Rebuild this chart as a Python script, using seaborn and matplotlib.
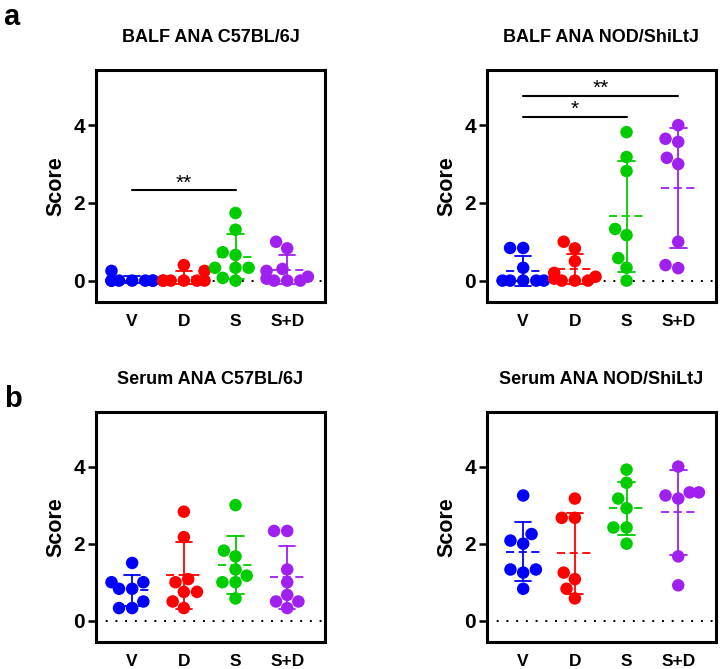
import warnings

import matplotlib
matplotlib.use("Agg")
import matplotlib.pyplot as plt
import numpy as np
import pandas as pd
import seaborn as sns

warnings.filterwarnings("ignore")

groups = ["V", "D", "S", "S+D"]
colors = ["#0000ff", "#ff0000", "#00cc00", "#a020f0"]

# BALF ANA, C57BL/6J
balf_c57_v = [0, 0, 0, 0, 0, 0, 0, 0.25]
balf_c57_d = [0, 0, 0, 0, 0, 0, 0.25, 0.4]
balf_c57_s = [1.74, 1.31, 0.73, 0.66, 0.33, 0.33, 0.33, 0.07, 0]
balf_c57_sd = [1.0, 0.83, 0.3, 0.25, 0.1, 0.05, 0, 0, 0]

# BALF ANA, NOD/ShiLtJ
balf_nod_v = [0, 0, 0, 0, 0, 0.33, 0.84, 0.84]
balf_nod_d = [1.0, 0.83, 0.5, 0.2, 0.1, 0.05, 0, 0, 0]
balf_nod_s = [3.82, 3.18, 2.82, 1.33, 1.17, 0.58, 0.33, 0]
balf_nod_sd = [4.0, 3.65, 3.57, 3.16, 3.0, 1.0, 0.4, 0.32]

# Serum ANA, C57BL/6J
serum_c57_v = [1.5, 1.0, 1.0, 0.83, 0.83, 0.5, 0.33, 0.33]
serum_c57_d = [2.83, 2.17, 1.08, 1.0, 0.75, 0.75, 0.5, 0.33]
serum_c57_s = [3.0, 1.82, 1.67, 1.33, 1.17, 1.0, 1.0, 0.58]
serum_c57_sd = [2.33, 2.33, 1.33, 1.0, 0.67, 0.5, 0.5, 0.33]

# Serum ANA, NOD/ShiLtJ
serum_nod_v = [3.25, 2.25, 2.08, 2.0, 1.33, 1.33, 1.25, 0.83]
serum_nod_d = [3.17, 2.67, 2.67, 1.25, 1.08, 0.83, 0.58]
serum_nod_s = [3.92, 3.58, 3.17, 2.92, 2.42, 2.42, 2.0]
serum_nod_sd = [4.0, 3.33, 3.33, 3.25, 3.17, 1.67, 0.92]

panels = [
    ("BALF ANA C57BL/6J", [balf_c57_v, balf_c57_d, balf_c57_s, balf_c57_sd],
     [(0, 2, 2.32, "**")]),
    ("BALF ANA NOD/ShiLtJ", [balf_nod_v, balf_nod_d, balf_nod_s, balf_nod_sd],
     [(0, 2, 4.22, "*"), (0, 3, 4.75, "**")]),
    ("Serum ANA C57BL/6J", [serum_c57_v, serum_c57_d, serum_c57_s, serum_c57_sd],
     []),
    ("Serum ANA NOD/ShiLtJ", [serum_nod_v, serum_nod_d, serum_nod_s, serum_nod_sd],
     []),
]

sns.set_theme(style="ticks")
plt.rcParams["font.family"] = ["Liberation Sans", "DejaVu Sans"]
plt.rcParams["font.weight"] = "bold"
for key in ["text.color", "axes.labelcolor", "xtick.color", "ytick.color"]:
    plt.rcParams[key] = "black"

fig = plt.figure(figsize=(7.2, 6.69), dpi=100)
rects = [
    [0.1333, 0.5486, 0.318, 0.3468],
    [0.6764, 0.5486, 0.318, 0.3468],
    [0.1333, 0.0404, 0.318, 0.3440],
    [0.6764, 0.0404, 0.318, 0.3440],
]

for rect, (title, values, sigs) in zip(rects, panels):
    ax = fig.add_axes(rect)
    df = pd.DataFrame({
        "group": np.concatenate([[g] * len(v) for g, v in zip(groups, values)]),
        "score": np.concatenate(values),
    })

    ax.axhline(0, color="black", lw=1.4, linestyle=(0, (1, 4)), zorder=1)

    sns.swarmplot(data=df, x="group", y="score", hue="group", order=groups,
                  hue_order=groups, palette=colors, size=9, legend=False,
                  ax=ax, zorder=3)
    sns.pointplot(data=df, x="group", y="score", hue="group", order=groups,
                  hue_order=groups, palette=colors, errorbar="sd",
                  capsize=0.32, markers="", linestyles="none",
                  err_kws={"linewidth": 1.3}, legend=False, ax=ax)

    means = df.groupby("group", sort=False)["score"].mean()
    for i, g in enumerate(groups):
        ax.hlines(means[g], i - 0.34, i + 0.34, color=colors[i], lw=1.3,
                  linestyles=(0, (4.5, 2.5)), zorder=4)

    for x0, x1, y, txt in sigs:
        ax.plot([x0, x1], [y, y], color="black", lw=1.5)
        ax.text((x0 + x1) / 2, y - 0.05, txt, ha="center", va="bottom",
                fontsize=15, fontweight="normal")

    ax.set_xlim(-0.7, 3.73)
    ax.set_ylim(-0.55, 5.42)
    ax.set_yticks([0, 2, 4])
    ax.set_xlabel("")
    ax.set_ylabel("Score", fontsize=15.5, fontweight="bold", labelpad=5)
    ax.set_title(title, fontsize=13, fontweight="bold", pad=20)
    ax.tick_params(axis="y", labelsize=15, width=1.8, length=6, pad=2)
    ax.tick_params(axis="x", labelsize=12.5, length=0, pad=9)
    for lab in ax.get_xticklabels() + ax.get_yticklabels():
        lab.set_fontweight("bold")
    for sp in ax.spines.values():
        sp.set_linewidth(2.2)
        sp.set_color("black")

fig.text(0.004, 0.995, "a", fontsize=21, fontweight="bold", va="top")
fig.text(0.006, 0.425, "b", fontsize=21, fontweight="bold", va="top")

fig.savefig("out.png", dpi=100)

----------------

TASK DESCRIPTION: Starting at the top of the listing above, reproduce each line up to and including the one with "balf_c57_sd = [1.0, 0.83, 0.3, 0.25, 0.1, 0.05, 0, 0, 0]"; omit the pictures.

COMPLETE RESPONSE:
Rebuild this chart as a Python script, using seaborn and matplotlib.
import warnings

import matplotlib
matplotlib.use("Agg")
import matplotlib.pyplot as plt
import numpy as np
import pandas as pd
import seaborn as sns

warnings.filterwarnings("ignore")

groups = ["V", "D", "S", "S+D"]
colors = ["#0000ff", "#ff0000", "#00cc00", "#a020f0"]

# BALF ANA, C57BL/6J
balf_c57_v = [0, 0, 0, 0, 0, 0, 0, 0.25]
balf_c57_d = [0, 0, 0, 0, 0, 0, 0.25, 0.4]
balf_c57_s = [1.74, 1.31, 0.73, 0.66, 0.33, 0.33, 0.33, 0.07, 0]
balf_c57_sd = [1.0, 0.83, 0.3, 0.25, 0.1, 0.05, 0, 0, 0]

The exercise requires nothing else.